Görüntülediğiniz mahkeme kararı kesinleşmiş bir karardır.

T.C.
İSTANBUL
BÖLGE ADLİYE MAHKEMESİ
16. HUKUK DAİRESİ
T Ü R K M İ L L E T İ A D I N A
İ S T İ N A F K A R A R I
DOSYA NO : 2018/1088 Esas
KARAR NO : 2018/1407
İNCELENEN KARARIN
MAHKEMESİ : İSTANBUL 11. ASLİYE TİCARET MAHKEMESİ
NUMARASI : 2017/487
DAVANIN KONUSU : İtirazın İptali (Hizmet Sözleşmesinden Kaynaklanan)
KARAR TARİHİ : 13/06/2018
İstinaf incelemesi için dairemize gönderilen dosyanın ilk incelemesi tamamlanmış olmakla, HMK 353. Maddesi gereğince dosya içeriğine göre duruşma yapılmasına gerek görülmeden dosya üzerinde yapılan inceleme sonucu;
GEREĞİ DÜŞÜNÜLDÜ:
Davacı vekili, müvekkilinin dava dışı … Şirketine hazır beton sattığını, ancak borçlarının artması üzerine mal vermediklerini, davalının 14/11/2016 tarihli sözleşme ile dava dışı şirketin borçlarına garantör olduğunu, borçların ödenmemesi üzerine iki ayrı icra dosyasında takip başlattıklarını, davalının haksız itirazı sonucu takibin durduğunu belirterek itirazın iptaline, ayrıca ihtiyati haciz kararı verilmesini talep ve dava etmiştir.

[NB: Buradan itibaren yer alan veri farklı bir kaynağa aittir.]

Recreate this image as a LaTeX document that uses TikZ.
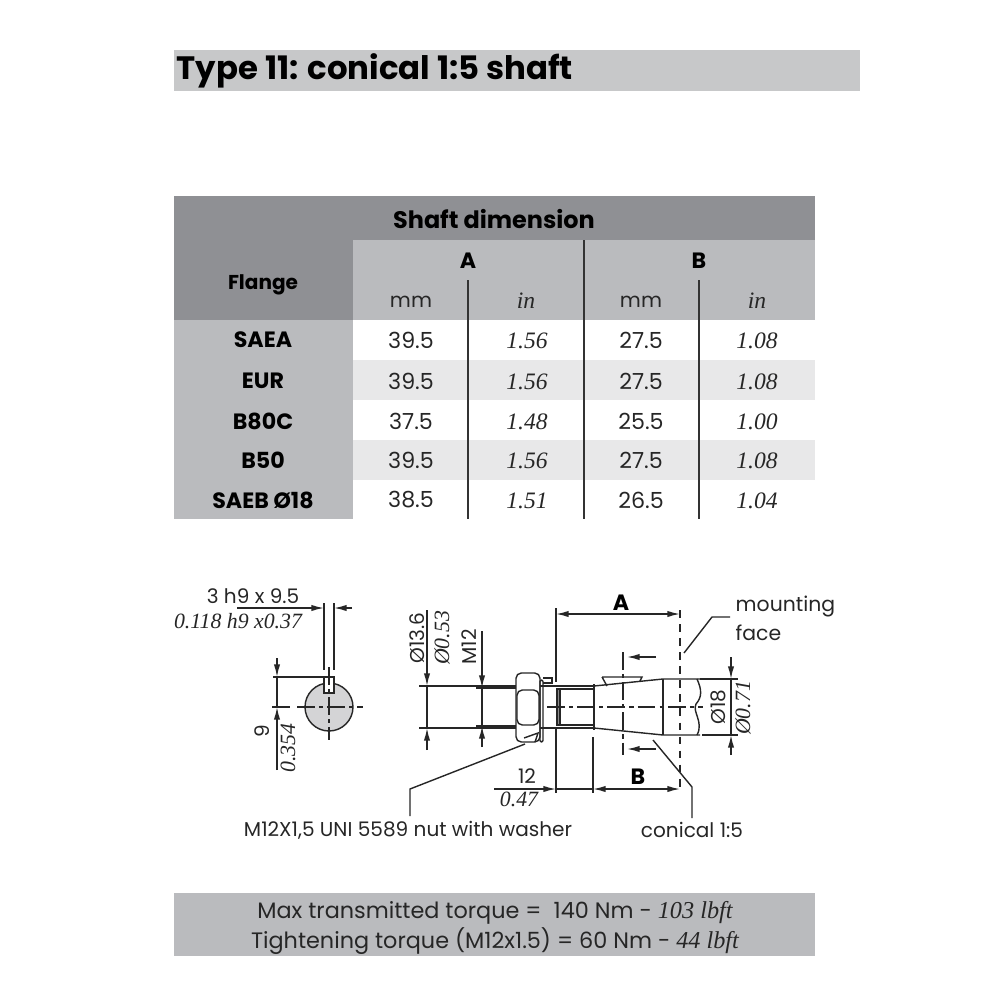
\documentclass[tikz,border=0pt]{standalone}
\usepackage{fontspec}
\setmainfont{Poppins}
\newfontfamily\inchfont{Liberation Serif}
\usetikzlibrary{arrows.meta}
\definecolor{barlight}{rgb}{0.78,0.785,0.79}
\definecolor{cellmid}{rgb}{0.73,0.735,0.745}
\definecolor{celldark}{rgb}{0.56,0.565,0.58}
\definecolor{cellrow}{rgb}{0.91,0.91,0.915}
\definecolor{hubgrey}{rgb}{0.83,0.83,0.84}
\tikzset{
	>={Latex[length=3.6pt,width=1.8pt]},
	hd/.style={font=\fontsize{6.3}{7}\selectfont\bfseries,text=black},
	mm/.style={font=\fontsize{6.3}{7}\selectfont,text=black!85},
	inch/.style={font=\fontsize{6.7}{8}\selectfont\inchfont\itshape,text=black!85},
	lab/.style={font=\fontsize{5.7}{6}\selectfont,text=black!85},
	labin/.style={font=\fontsize{6.2}{7}\selectfont\inchfont\itshape,text=black!85},
	dim/.style={line width=0.4pt,black!85,->},
	ln/.style={line width=0.4pt,black!85},
	cent/.style={line width=0.3pt,black!85,dash pattern=on 5pt off 1.2pt on 1.2pt off 1.2pt}
}
\begin{document}
\begin{tikzpicture}[x=0.01cm,y=-0.01cm]
		\useasboundingbox (0,0) rectangle (1000,1000);
		
		% title and table background
		\fill[barlight] (174,50) rectangle (860,91);
		\node[anchor=west,inner sep=0pt,font=\fontsize{9.2}{10}\selectfont\bfseries] (title) at (176,71) {Type 11: conical 1:5 shaft};
		\fill[celldark] (174,196) rectangle (815,320);
		\fill[cellmid] (353,240) rectangle (815,320);
		\fill[cellmid] (174,320) rectangle (353,519);
		\foreach \y in {360,440}
		\fill[cellrow] (353,\y) rectangle (815,\y+40);
		\foreach \x/\t in {468/280,584/240,699/280}
		\draw[line width=0.4pt,black!80] (\x,\t) -- (\x,519);
		
		\node[hd,font=\fontsize{6.8}{7}\selectfont\bfseries] (shaftdim) at (494,219) {Shaft dimension};
		\node[hd,font=\fontsize{5.7}{7}\selectfont\bfseries] (flange) at (263,285) {Flange};
		\node[hd] (heada) at (468,261) {A};
		\node[hd] (headb) at (699,261) {B};
		\foreach \x/\n in {411/ua,641/uc}
		\node[mm,font=\fontsize{5.8}{7}\selectfont] (\n) at (\x,302) {mm};
		\foreach \x/\n in {526/ub,757/ud}
		\node[inch] (\n) at (\x,301) {in};
		
		\foreach \y/\f/\a/\b/\c/\d/\n in {
			340/SAEA/39.5/1.56/27.5/1.08/r1,
			381/EUR/39.5/1.56/27.5/1.08/r2,
			421/B80C/37.5/1.48/25.5/1.00/r3,
			460/B50/39.5/1.56/27.5/1.08/r4,
			500/SAEB Ø18/38.5/1.51/26.5/1.04/r5}
		{
			\node[hd] (\n f) at (263,\y) {\f};
			\node[mm] (\n a) at (411,\y) {\a};
			\node[inch] (\n b) at (527,\y+1) {\b};
			\node[mm] (\n c) at (641,\y) {\c};
			\node[inch] (\n d) at (757,\y+1) {\d};
		}
		
		% key section
		\draw[ln,fill=hubgrey] (329,707) circle (24);
		\draw[ln,fill=white] (324,693) rectangle (334,677);
		\draw[cent] (297,707) -- (363,707);
		\draw[cent] (329,667) -- (329,740);
		\draw[ln] (324,603) -- (324,670);
		\draw[ln] (334,603) -- (334,670);
		\draw[dim] (237,608) -- (324,608);
		\draw[dim] (352,608) -- (334,608);
		\draw[ln] (273,677) -- (324,677);
		\draw[ln] (272,707) -- (290,707);
		\draw[dim] (277,658) -- (277,677);
		\draw[ln] (277,677) -- (277,707);
		\draw[dim] (277,770) -- (277,707);
		\node[lab] (keymm) at (253,596) {3 h9 x 9.5};
		\node[labin] (keyin) at (238,621) {0.118 h9 x0.37};
		\node[lab,rotate=90] (depthmm) at (262,731) {9};
		\node[labin,rotate=90] (depthin) at (288,748) {0.354};
		
		% shaft side view
		\draw[ln,rounded corners=1.5pt] (516,673) rectangle (540,742);
		\draw[ln,rounded corners=1.5pt] (517,690) rectangle (539,725);
		\draw[ln,rounded corners=0.4pt] (540,680) rectangle (543,742);
		\draw[ln] (543,678) -- (552,678) -- (552,683) -- (543,683);
		\draw[ln] (524,738) -- (538,733) -- (535,742);
		\draw[ln] (419,686) -- (516,686) (419,728) -- (516,728);
		\draw[ln] (476,688) -- (516,688) (476,726) -- (516,726);
		\draw[ln] (540,686) -- (594,686) (540,728) -- (594,728);
		\fill[black!45] (557,689) rectangle (560,725);
		\draw[ln] (557,689) rectangle (594,725);
		\draw[ln] (560,689) -- (560,725);
		\draw[ln] (594,686) -- (663,679) -- (700,679);
		\draw[ln] (594,728) -- (663,735) -- (700,735);
		\draw[ln] (594,684) -- (594,730);
		\draw[ln] (663,679) -- (663,735);
		\draw[ln] (697,679) .. controls (702,690) and (702,697) .. (696,704) .. controls (692,712) and (704,722) .. (697,735);
		\draw[ln] (602,677) -- (642,677) -- (640,681) (602,677) -- (607,686);
		\draw[cent] (547,707) -- (703,707);
		
		% dimensions of the side view
		\draw[dim] (427,610) -- (427,686);
		\draw[dim] (427,750) -- (427,728);
		\draw[ln] (427,686) -- (427,728);
		\draw[dim] (482,631) -- (482,688);
		\draw[dim] (482,747) -- (482,726);
		\draw[ln] (482,688) -- (482,726);
		\node[lab,rotate=90] (boremm) at (417,638) {Ø13.6};
		\node[labin,rotate=90] (borein) at (442,638) {Ø0.53};
		\node[lab,rotate=90] (thread) at (469,647) {M12};
		\draw[ln] (556,608) -- (556,682) (556,728) -- (556,793);
		\draw[ln] (593,737) -- (593,793);
		\draw[ln,dash pattern=on 2.2pt off 1.8pt] (680,610) -- (680,792);
		\draw[ln,<->] (556,614) -- (680,614);
		\draw[dim] (494,789) -- (556,789);
		\draw[ln] (556,789) -- (593,789);
		\draw[ln,<->] (593,789) -- (680,789);
		\node[hd] (dima) at (621,603) {A};
		\node[hd] (dimb) at (638,777) {B};
		\node[lab] (lenmm) at (527,776) {12};
		\node[labin] (lenin) at (519,799) {0.47};
		\draw[cent] (623,652) -- (623,755);
		\draw[dim] (656,657) -- (627,657);
		\draw[dim] (656,749) -- (627,749);
		\draw[ln] (700,679) -- (738,679) (702,735) -- (738,735);
		\draw[dim] (731,657) -- (731,679);
		\draw[dim] (731,755) -- (731,735);
		\draw[ln] (731,679) -- (731,735);
		\node[lab,rotate=90] (dmm) at (718,707) {Ø18};
		\node[labin,rotate=90] (din) at (743,708) {Ø0.71};
		
		% leaders and their labels
		\node[font=\fontsize{5.8}{7}\selectfont,anchor=west,inner sep=0pt,text=black!85] (mount) at (735,606) {mounting};
		\node[font=\fontsize{5.8}{7}\selectfont,anchor=west,inner sep=0pt,text=black!85] (face) at (735,633) {face};
		\node[lab] (nut) at (408,830) {M12X1,5 UNI 5589 nut with washer};
		\node[lab] (cone) at (692,830) {conical 1:5};
		\coordinate (mountend) at (684,653);
		\coordinate (nutend) at (525,744);
		\coordinate (coneend) at (653,740);
		\draw[ln] (mountend) -- (712,617) -- (730,617);
		\draw[ln] (nutend) -- (410,789) -- (410,816);
		\draw[ln] (coneend) -- (692,787) -- (692,818);
		
		% torque box
		\fill[cellmid] (174,893) rectangle (815,956);
		\node[font=\fontsize{6.35}{7}\selectfont,text=black!85] (maxtq) at (495,913) {Max transmitted torque =\; 140 Nm - {\inchfont\itshape\fontsize{6.9}{7}\selectfont 103 lbft}};
		\node[font=\fontsize{6.35}{7}\selectfont,text=black!85] (tighttq) at (495,941) {Tightening torque (M12x1.5) = 60 Nm - {\inchfont\itshape\fontsize{6.9}{7}\selectfont 44 lbft}};
		
\end{tikzpicture}
\end{document}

Davalı vekili, ihtiyati haciz talebinin reddi gerektiğini, müvekkilinin böyle bir borçtan sorumlu olmadığını, davanın dava dışı şirkete ihbarı gerektiğini bildirmiştir.
Mahkemece, davacı tarafından muaccel olduğu iddia edilen alacakla ilgili davalı aleyhine icra takipleri yapıldığı, davalının itirazı üzerine alacağın itirazlı hale geldiği, alacağın muaccel olup olmadığının yargılama sonucunda belirleneceği, ayrıca davaya dayanak yapılan sözleşmede davacı yararına düzenlenen 3/e maddesiyle davacı tarafından dosyaya sunulan 27/09/2017 tarihli dilekçe içeriği ve ekindeki tapu kaydı ile tüm dosya kapsamı birlikte değerlendirildiğinde, talebin reddi gerektiği gerekçeleriyle ihtiyati haciz talebinin reddine karar verilmiş, kararı davacı vekili istinaf etmiştir.
Davacı vekili istinaf sebebi olarak, davalının dava dışı şirketin alacağını ödemeyip garanti ettiğini ve sözleşmedeki imzasını da inkar etmediğini, müvekkil şirketin yönetim kurulu üyesine dava dışı şirket tarafından devredilen taşınmazın sözleşmenin imzalanmasından önce devralandığını, müvekkil şirket iyi niyetli olarak borcun ödenmesi halinde taşınmazın iade edileceğini kabul ettiğini, ancak müvekkili şirket yetkilisine devredilen taşınmazın borcu karşılayacak değerde olmadığı gibi davalının da taahhüt ettiği borcunu süresinde ödemediğini, bu taşınmazın garanti sözleşmesinin akdedilmesinden önce devralındığını ve taşınmazın dava dışı üçüncü kişi … adlı kişi tarafından 07/09/2016 tarihinde devredildiğini, sözleşmenin ise 14/11/2016 tarihinde imzalandığını, söz konusu taşınmazın borcu karşılayacak değerde olmadığını, müvekkili şirketin yönetim kurulu üyesi…adına yalnızca bir dairenin tescil edildiğini, buna göre söz konusu borcun bu daire ile karşılanacağını öngörmenin hayatın olağan akışına aykırı olduğunu, ayrıca sözleşmenin 3/f maddesi uyarınca taşınmazın ifaya ekli cezai şart olarak müvekkiline irad kaydedileceğinin kararlaştırıldığını, yani borçtan mahsubun söz konusu olmadığını, öte yandan borcun varlığı ve miktarı konusunda tarfaların mutabık olup muaccel olduğunu alacağın vadesinin geldiğini, tüm bu hususların ispatlandığını, borcun varlığının inkar edilmediğini bildirerek ihtiyati haciz kararı verilmesini istemiştir.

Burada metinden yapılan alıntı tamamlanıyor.